A handful of songs kept drawing me back in for different reasons. “Front Row Seat” leans inward, more poetic and restrained, with drums that feel carefully placed rather than showy. On the other end, “Eating in My Car Again” has a looseness to it that works. It doesn’t strain for meaning and ends up landing because of that. There’s a sense that Roensch is comfortable letting humor and sincerity share the same space.
“Don’t Call Me Lonely” carries a heavier emotional weight and stands out as one of the stronger moments on the album. The arrangement has this subtle depth, and what sounds like a cello adds a quiet gravity underneath it all. “Last Dance in Noir City” brings in layered vocal harmonies that give the song a wider scope, while “Bird on a Wire” really connected with me.
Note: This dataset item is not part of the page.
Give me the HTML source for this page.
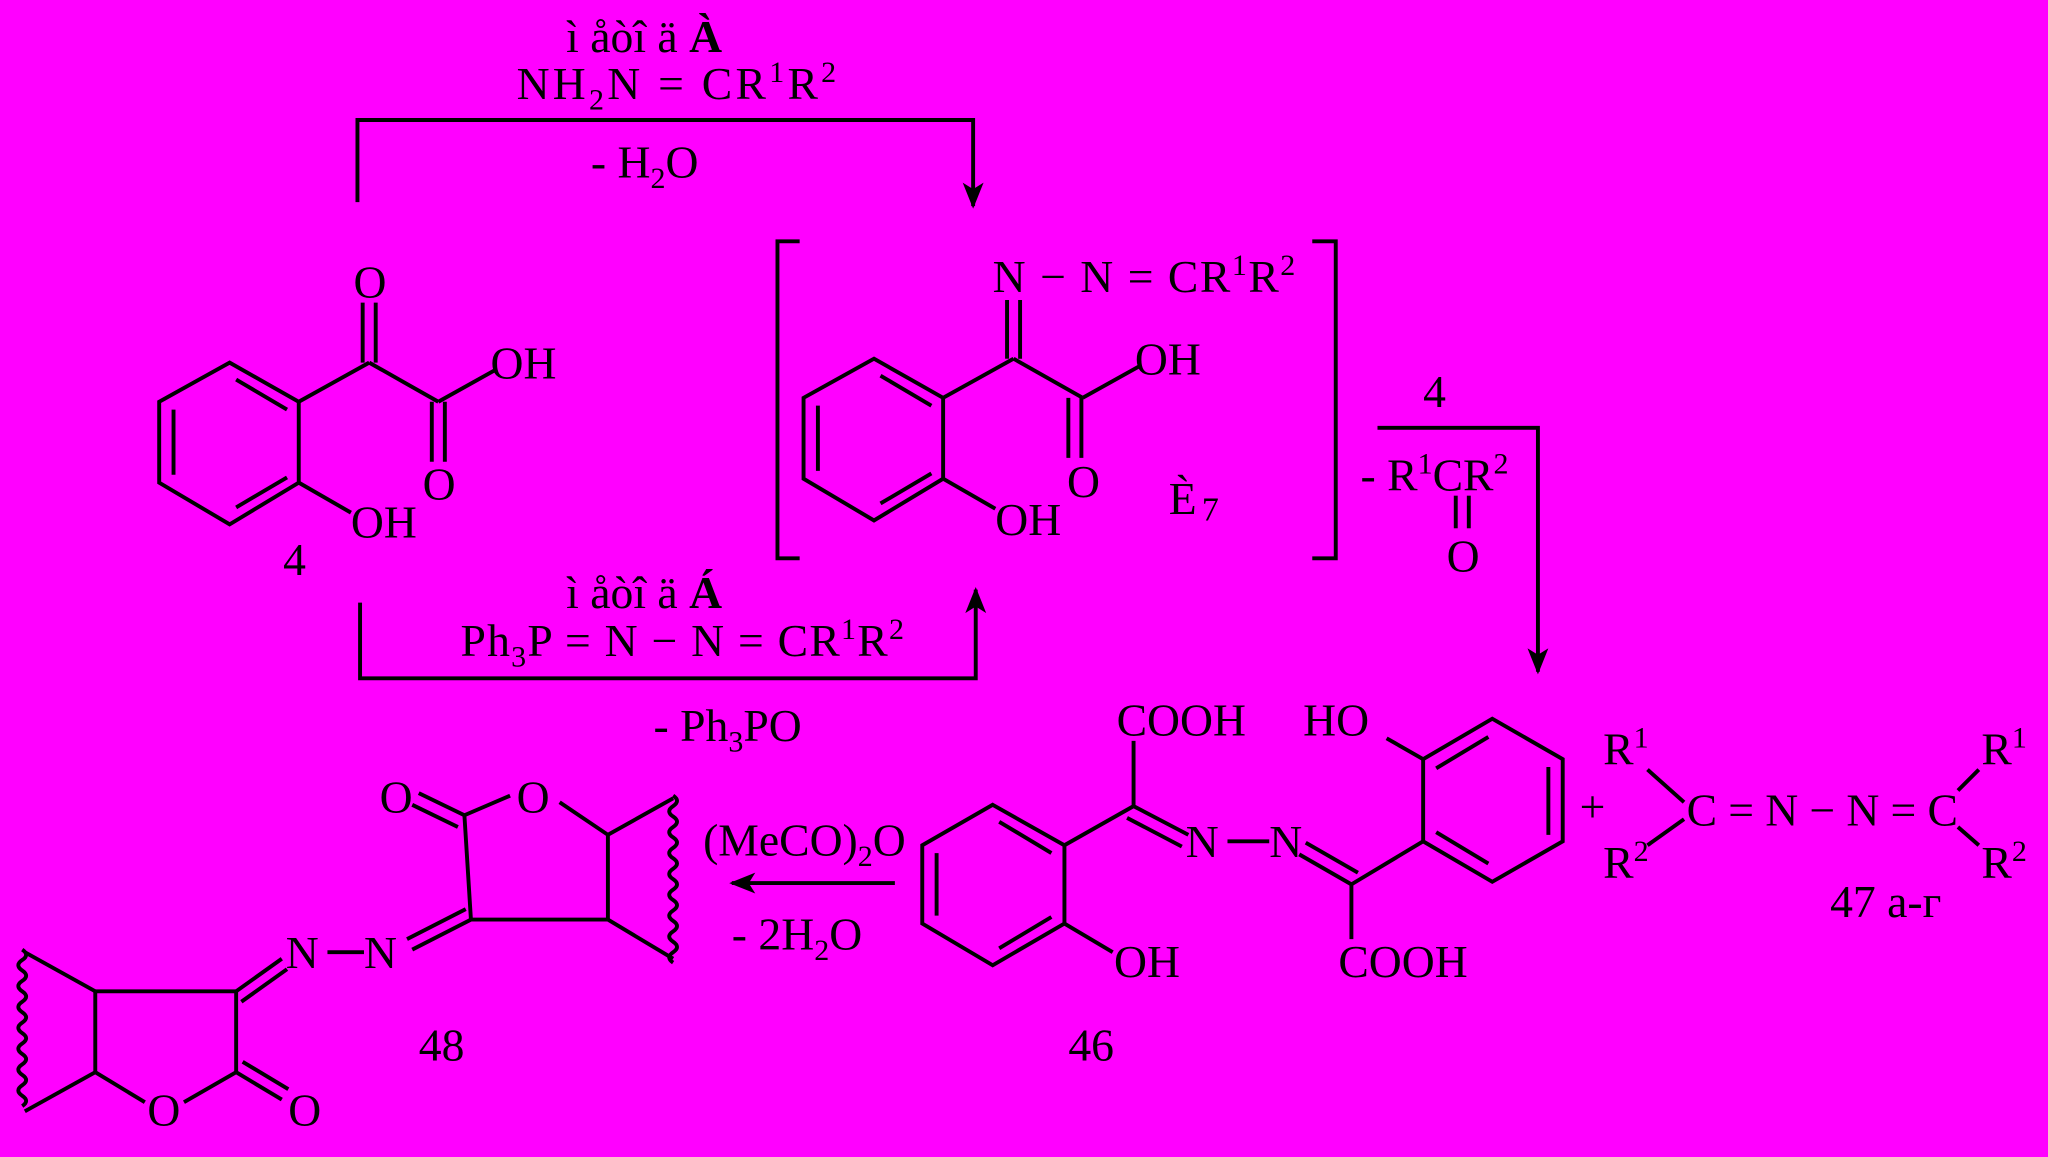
<!DOCTYPE html>
<html><head><meta charset="utf-8"><style>
html,body{margin:0;padding:0;background:#FF00FF;}
svg{display:block}
text{font-family:"Liberation Serif",serif;font-size:35px;fill:#000;}
</style></head><body>
<svg width="2048" height="1157" viewBox="0 0 1568 887" xmlns="http://www.w3.org/2000/svg">
<rect width="1568" height="887" fill="#FF00FF"/>
<defs>
<marker id="ah2" viewBox="0 0 20 20" markerWidth="20" markerHeight="20" refX="18" refY="10" orient="auto" markerUnits="userSpaceOnUse">
<path d="M0,2 L20,10 L0,18 L5,10 Z" fill="#000"/></marker>
</defs>
<g stroke="#000" stroke-width="3" fill="none">
<polyline points="273,155 273,92 745,92 745,158" marker-end="url(#ah2)"/>
<polyline points="275,462 275,520 747,520 747,452" marker-end="url(#ah2)"/>
<polyline points="1055,328 1178,328 1178,515" marker-end="url(#ah2)"/>
<line x1="685" y1="677" x2="560" y2="677" marker-end="url(#ah2)"/>
<polyline points="612,185 595,185 595,428 612,428"/>
<polyline points="1005,185 1023,185 1023,428 1005,428"/>
<g>
<polygon points="175,278 228,308 228,370 175,402 121,370 121,308"/>
<line x1="132" y1="314" x2="132" y2="364"/>
<line x1="180" y1="291" x2="219" y2="314"/>
<line x1="180" y1="389" x2="219" y2="366"/>
<line x1="228" y1="308" x2="282" y2="278"/>
<line x1="282" y1="278" x2="335" y2="308"/>
<line x1="335" y1="308" x2="378" y2="284"/>
<line x1="228" y1="370" x2="268" y2="393"/>
</g>
<line x1="277" y1="278" x2="277" y2="232"/><line x1="287" y1="278" x2="287" y2="232"/>
<line x1="330" y1="308" x2="330" y2="354"/><line x1="340" y1="308" x2="340" y2="354"/>
<g transform="translate(494,-3)">
<polygon points="175,278 228,308 228,370 175,402 121,370 121,308"/>
<line x1="132" y1="314" x2="132" y2="364"/>
<line x1="180" y1="291" x2="219" y2="314"/>
<line x1="180" y1="389" x2="219" y2="366"/>
<line x1="228" y1="308" x2="282" y2="278"/>
<line x1="282" y1="278" x2="335" y2="308"/>
<line x1="335" y1="308" x2="378" y2="284"/>
<line x1="228" y1="370" x2="268" y2="393"/>
<line x1="771" y1="275" x2="771" y2="230" transform="translate(-494,3)"/>
<line x1="781" y1="275" x2="781" y2="230" transform="translate(-494,3)"/>
<line x1="324" y1="308" x2="324" y2="354"/><line x1="334" y1="308" x2="334" y2="354"/>
</g>
<line x1="1115" y1="380" x2="1115" y2="405"/><line x1="1125" y1="380" x2="1125" y2="405"/>
<polygon points="760,617 815,648 815,708 760,740 706,708 706,648"/>
<line x1="717" y1="654" x2="717" y2="702"/>
<line x1="765" y1="630" x2="805" y2="654"/>
<line x1="765" y1="727" x2="805" y2="703"/>
<line x1="815" y1="648" x2="868" y2="618"/>
<line x1="868" y1="618" x2="868" y2="568"/>
<line x1="868" y1="618" x2="910" y2="640"/><line x1="863" y1="627" x2="905" y2="649"/>
<line x1="815" y1="708" x2="852" y2="730"/>
<line x1="940" y1="645" x2="972" y2="645"/>
<line x1="995" y1="655" x2="1035" y2="678"/><line x1="1000" y1="646" x2="1040" y2="669"/>
<line x1="1035" y1="678" x2="1035" y2="720"/>
<line x1="1035" y1="678" x2="1090" y2="645"/>
<polygon points="1090,582 1143,551 1197,582 1197,645 1143,676 1090,645"/>
<line x1="1186" y1="588" x2="1186" y2="640"/>
<line x1="1100" y1="589" x2="1140" y2="565"/>
<line x1="1100" y1="638" x2="1140" y2="662"/>
<line x1="1090" y1="582" x2="1062" y2="566"/>
<line x1="1262" y1="590" x2="1290" y2="615"/>
<line x1="1262" y1="648" x2="1290" y2="628"/>
<line x1="1516" y1="590" x2="1500" y2="606"/>
<line x1="1516" y1="648" x2="1500" y2="634"/>
<line x1="355" y1="625" x2="390" y2="610"/>
<line x1="428" y1="615" x2="465" y2="640"/>
<line x1="465" y1="640" x2="465" y2="705"/>
<line x1="465" y1="705" x2="360" y2="705"/>
<line x1="360" y1="705" x2="355" y2="625"/>
<line x1="355" y1="625" x2="320" y2="608"/><line x1="350" y1="634" x2="315" y2="617"/>
<line x1="465" y1="640" x2="515" y2="612"/>
<line x1="465" y1="705" x2="515" y2="735"/>
<path d="M515,610 q6,4 0,8 q-6,4 0,8 q6,4 0,8 q-6,4 0,8 q6,4 0,8 q-6,4 0,8 q6,4 0,8 q-6,4 0,8 q6,4 0,8 q-6,4 0,8 q6,4 0,8 q-6,4 0,8 q6,4 0,8 q-6,4 0,8 q6,4 0,8 q-6,4 0,8"/>
<line x1="360" y1="705" x2="315" y2="728"/><line x1="356" y1="697" x2="311" y2="720"/>
<line x1="250" y1="730" x2="278" y2="730"/>
<line x1="215" y1="735" x2="180" y2="760"/><line x1="219" y1="743" x2="184" y2="768"/>
<line x1="180" y1="760" x2="72" y2="760"/>
<line x1="72" y1="760" x2="72" y2="822"/>
<line x1="72" y1="822" x2="110" y2="845"/>
<line x1="140" y1="845" x2="180" y2="822"/>
<line x1="180" y1="822" x2="180" y2="760"/>
<line x1="180" y1="822" x2="215" y2="843"/><line x1="185" y1="814" x2="220" y2="835"/>
<line x1="72" y1="760" x2="18" y2="730"/>
<line x1="72" y1="822" x2="18" y2="852"/>
<path d="M16,728 q6,4 0,8 q-6,4 0,8 q6,4 0,8 q-6,4 0,8 q6,4 0,8 q-6,4 0,8 q6,4 0,8 q-6,4 0,8 q6,4 0,8 q-6,4 0,8 q6,4 0,8 q-6,4 0,8 q6,4 0,8 q-6,4 0,8 q6,4 0,8"/>
</g>
<text x="433" y="40">ì  åòî ä <tspan font-weight="bold">À</tspan></text>
<text x="395" y="76" textLength="245" lengthAdjust="spacing">NH<tspan font-size="23" dy="8">2</tspan><tspan dy="-8">N = CR</tspan><tspan font-size="23" dy="-13">1</tspan><tspan dy="13">R</tspan><tspan font-size="23" dy="-13">2</tspan></text>
<text x="452" y="136">- H<tspan font-size="23" dy="8">2</tspan><tspan dy="-8">O</tspan></text>
<text x="270" y="228">O</text>
<text x="375" y="290">OH</text>
<text x="323" y="383">O</text>
<text x="268" y="412">OH</text>
<text x="216" y="441">4</text>
<text x="760" y="224" textLength="232" lengthAdjust="spacing">N − N = CR<tspan font-size="23" dy="-13">1</tspan><tspan dy="13">R</tspan><tspan font-size="23" dy="-13">2</tspan></text>
<text x="869" y="287">OH</text>
<text x="817" y="381">O</text>
<text x="762" y="410">OH</text>
<text x="895" y="394">È<tspan font-size="26" dx="4" dy="5">7</tspan></text>
<text x="433" y="466">ì  åòî ä <tspan font-weight="bold">Á</tspan></text>
<text x="352" y="503" textLength="340" lengthAdjust="spacing">Ph<tspan font-size="23" dy="8">3</tspan><tspan dy="-8">P = N − N = CR</tspan><tspan font-size="23" dy="-13">1</tspan><tspan dy="13">R</tspan><tspan font-size="23" dy="-13">2</tspan></text>
<text x="500" y="568">- Ph<tspan font-size="23" dy="8">3</tspan><tspan dy="-8">PO</tspan></text>
<text x="1090" y="312">4</text>
<text x="1042" y="376">- R<tspan font-size="23" dy="-13">1</tspan><tspan dy="13">CR</tspan><tspan font-size="23" dy="-13">2</tspan></text>
<text x="1108" y="438">O</text>
<text x="855" y="564">COOH</text>
<text x="998" y="564">HO</text>
<text x="908" y="657">N</text>
<text x="972" y="657">N</text>
<text x="853" y="749">OH</text>
<text x="1025" y="749">COOH</text>
<text x="818" y="813">46</text>
<text x="1210" y="630">+</text>
<text x="1228" y="586">R<tspan font-size="23" dy="-13">1</tspan></text>
<text x="1228" y="673">R<tspan font-size="23" dy="-13">2</tspan></text>
<text x="1292" y="633" textLength="208" lengthAdjust="spacing">C = N − N = C</text>
<text x="1518" y="586">R<tspan font-size="23" dy="-13">1</tspan></text>
<text x="1518" y="673">R<tspan font-size="23" dy="-13">2</tspan></text>
<text x="1402" y="703">47 a-г</text>
<text x="538" y="656">(MeCO)<tspan font-size="23" dy="8">2</tspan><tspan dy="-8">O</tspan></text>
<text x="560" y="728">- 2H<tspan font-size="23" dy="8">2</tspan><tspan dy="-8">O</tspan></text>
<text x="290" y="623">O</text>
<text x="395" y="623">O</text>
<text x="278" y="742">N</text>
<text x="218" y="742">N</text>
<text x="320" y="813">48</text>
<text x="112" y="863">O</text>
<text x="220" y="863">O</text>
</svg>
</body></html>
The drums have a tactile presence, the ambient guitar work expands the atmosphere, and the vocal performance holds it all together without overreaching.
What makes the album work is how these different tones sit next to each other without feeling disconnected. Some songs have a playful edge, others move toward something more reflective, but the shifts never feel abrupt. Roensch keeps the structure tight enough that the variety adds dimension instead of distraction. It plays like a night that moves between conversations, moods, and moments, all part of the same place, all belonging to the same story.